Context
I'm building a set of 'extractor' functions whose purpose is to extract what looks like components from a page (using jsdom and nodejs). The final result should be these 'component' objects ordered by where they originally appeared in the page.
Problem
The last part of this process is a bit problematic. As far as I can see, there's no easy way to tell where a given element is in a given dom document's source code.

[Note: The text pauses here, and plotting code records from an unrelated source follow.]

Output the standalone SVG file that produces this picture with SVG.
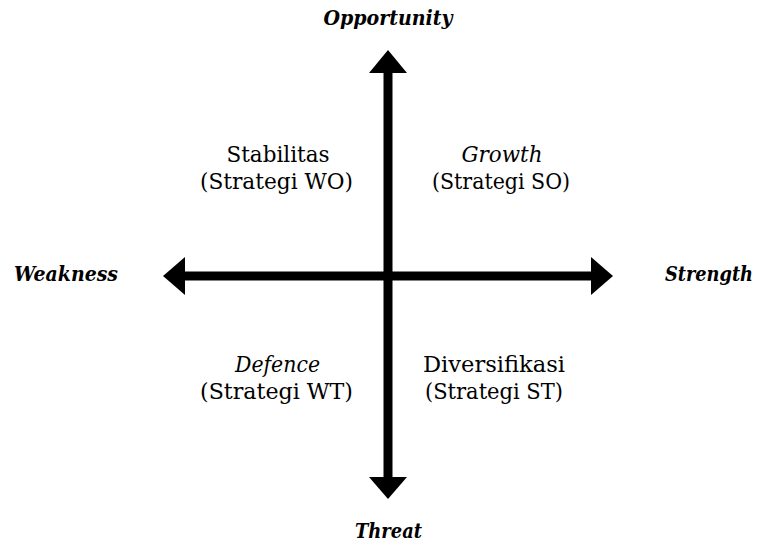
<svg xmlns="http://www.w3.org/2000/svg" width="758" height="544" viewBox="0 0 758 544">
<style>
.ax{font-family:"DejaVu Serif Condensed","DejaVu Serif","Liberation Serif",serif;font-stretch:condensed;font-size:20px;font-weight:bold;font-style:italic;fill:#000;text-anchor:middle}
.q{font-family:"DejaVu Serif Condensed","DejaVu Serif","Liberation Serif",serif;font-stretch:condensed;font-size:22px;fill:#000;text-anchor:middle}
.it{font-style:italic}
</style>
<rect width="758" height="544" fill="#fff"/>
<g id="connectors" fill="#000">
<rect x="383.5" y="70" width="9" height="410"/>
<polygon points="388,50 407,73 369,73"/>
<polygon points="388,499 407,477 369,477"/>
<rect x="180" y="271.5" width="415" height="9"/>
<polygon points="163,276 185,257 185,295"/>
<polygon points="613,276 591,257 591,295"/>
</g>
<g id="opportunity"><text class="ax" x="388" y="25" textLength="129" lengthAdjust="spacingAndGlyphs">Opportunity</text></g>
<g id="threat"><text class="ax" x="388.5" y="538" textLength="67" lengthAdjust="spacingAndGlyphs">Threat</text></g>
<g id="weakness"><text class="ax" x="66" y="281" textLength="104" lengthAdjust="spacingAndGlyphs">Weakness</text></g>
<g id="strength"><text class="ax" x="709" y="281" textLength="88" lengthAdjust="spacingAndGlyphs">Strength</text></g>
<g id="wo">
<text class="q" x="278" y="162" textLength="103" lengthAdjust="spacingAndGlyphs">Stabilitas</text>
<text class="q" x="276.5" y="189" textLength="153" lengthAdjust="spacingAndGlyphs">(Strategi WO)</text>
</g>
<g id="so">
<text class="q it" x="502" y="162" textLength="81" lengthAdjust="spacingAndGlyphs">Growth</text>
<text class="q" x="501" y="189" textLength="138" lengthAdjust="spacingAndGlyphs">(Strategi SO)</text>
</g>
<g id="wt">
<text class="q it" x="277.5" y="372" textLength="85" lengthAdjust="spacingAndGlyphs">Defence</text>
<text class="q" x="276.5" y="399" textLength="153" lengthAdjust="spacingAndGlyphs">(Strategi WT)</text>
</g>
<g id="st">
<text class="q" x="494" y="372" textLength="142" lengthAdjust="spacingAndGlyphs">Diversifikasi</text>
<text class="q" x="494" y="399" textLength="138" lengthAdjust="spacingAndGlyphs">(Strategi ST)</text>
</g>
</svg>
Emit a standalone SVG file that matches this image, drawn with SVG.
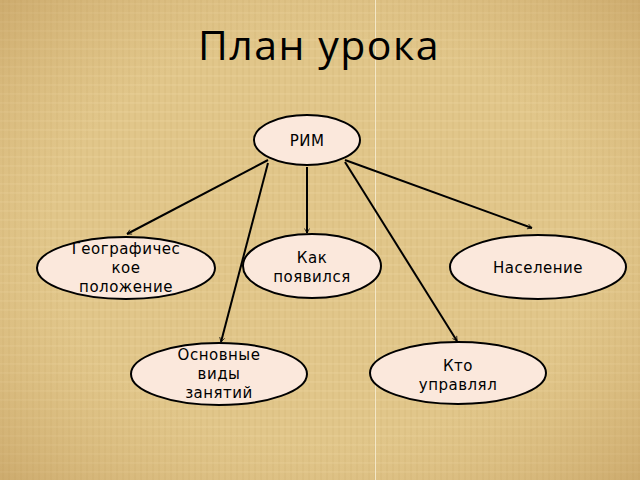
<svg xmlns="http://www.w3.org/2000/svg" width="640" height="480" viewBox="0 0 640 480">
<defs>
<style>
.node ellipse{fill:#fbe8dc;stroke:#000;stroke-width:2}
.node text{font-family:"DejaVu Sans","Noto Sans",sans-serif;font-size:15px;fill:#000;text-anchor:middle;letter-spacing:0.5px}
.edge{stroke:#000;stroke-width:2;fill:none;marker-end:url(#arr)}
.title{font-family:"Open Sans","Noto Sans",sans-serif;font-size:41px;fill:#000;text-anchor:middle;letter-spacing:1.5px}
</style>
<marker id="arr" viewBox="0 0 10 10" refX="9" refY="5" markerWidth="5" markerHeight="5" orient="auto" markerUnits="userSpaceOnUse" overflow="visible">
<path d="M0,0 L9,5 L0,10" fill="none" stroke="#000" stroke-width="1.5"/>
</marker>
<pattern id="tex" width="12" height="9" patternUnits="userSpaceOnUse">
<rect width="12" height="9" fill="#e1c68a"/>
<path d="M3,0 V9 M9,0 V9" stroke="#d3b676" stroke-width="1" opacity="0.6"/>
<path d="M0,4 H12" stroke="#ecd49e" stroke-width="1" opacity="0.6"/>
</pattern>
<radialGradient id="vig" cx="50%" cy="50%" r="70%">
<stop offset="0.6" stop-color="#c8a060" stop-opacity="0"/>
<stop offset="1" stop-color="#b08546" stop-opacity="0.4"/>
</radialGradient>
</defs>
<rect width="640" height="480" fill="url(#tex)"/>
<rect width="640" height="480" fill="url(#vig)"/>
<line x1="375.5" y1="0" x2="375.5" y2="480" stroke="#f4e8c8" stroke-width="1"/>
<text class="title" x="319" y="60">План урока</text>
<g id="connectors">
<line class="edge" x1="268" y1="160" x2="127" y2="234"/>
<line class="edge" x1="307" y1="167" x2="307" y2="233"/>
<line class="edge" x1="345" y1="160" x2="532" y2="228"/>
<line class="edge" x1="268" y1="163" x2="221" y2="342"/>
<line class="edge" x1="345" y1="162" x2="457" y2="341"/>
</g>
<g id="rim" class="node"><ellipse cx="307" cy="140" rx="53" ry="25"/><text x="307" y="146">РИМ</text></g>
<g id="geo" class="node"><ellipse cx="126" cy="268" rx="89" ry="31"/><text x="126" y="254">Географичес</text><text x="126" y="273">кое</text><text x="126" y="292">положение</text></g>
<g id="kak" class="node"><ellipse cx="312" cy="266" rx="69" ry="32"/><text x="312" y="263">Как</text><text x="312" y="282">появился</text></g>
<g id="nas" class="node"><ellipse cx="538" cy="267" rx="88" ry="32"/><text x="538" y="273">Население</text></g>
<g id="osn" class="node"><ellipse cx="219" cy="374" rx="88" ry="31"/><text x="219" y="360">Основные</text><text x="219" y="379">виды</text><text x="219" y="398">занятий</text></g>
<g id="kto" class="node"><ellipse cx="458" cy="373" rx="88" ry="31"/><text x="458" y="371">Кто</text><text x="458" y="390">управлял</text></g>
</svg>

The numeric depth or css/xpath-like path also doesn't feel helpful in this case.
Example
With the given extractors...
const extractors = [
// Extract buttons
dom =>
Array.from(dom.window.document.querySelectorAll('button'))
.map(elem => ({
type: 'button',
name: elem.name,
position: /* this part needs to be computed from elem */
})),
// Extract links
dom =>
Array.from(dom.window.document.querySelectorAll('a'))
.map(elem => ({
type: 'link',
name: elem.textContent,
position: /* this part needs to be computed from elem */
link: elem.href,
})),
];
...and the given document (I know, it's an ugly and un-semantic example..):
<html>
<body>
<a href="/">Home</a>
<button>Login</button>
<a href="/about">About</a>
...
I need something like:
[
{ type: 'button', name: 'Login', position: 45, ... },
{ type: 'link', name: 'Home', position: 20, ... },
{ type: 'link', name: 'About', position: 72, ... },
]
(which can be later ordered by item.position
)
For example, 45 is the position/offset of the <button
with the example html string.
You could just iterate all the elements in the DOM and assign them an index, given your DOM doesn't change:
const pos = new Symbol('document position');
for (const [index, element] of document.querySelectorAll('*').entries()( {
element[pos] = index;
}
Then your extractor can just use that:
dom => Array.from(dom.window.document.querySelectorAll('a'), elem => ({
type: 'link',
name: elem.textContent,
position: elem[pos],
link: elem.href,
})),
Alternatively, JSDOM provides a feature where it attaches the source position in the parsed HTML text to every node, you can also use that - see includeNodeLocations
. The startOffset
will be in document order as well. So if you parse the input with that option enabled, you can use
dom => Array.from(dom.window.document.querySelectorAll('a'), elem => ({
type: 'link',
name: elem.textContent,
position: dom.nodeLocation(elem).startOffset,
link: elem.href,
})),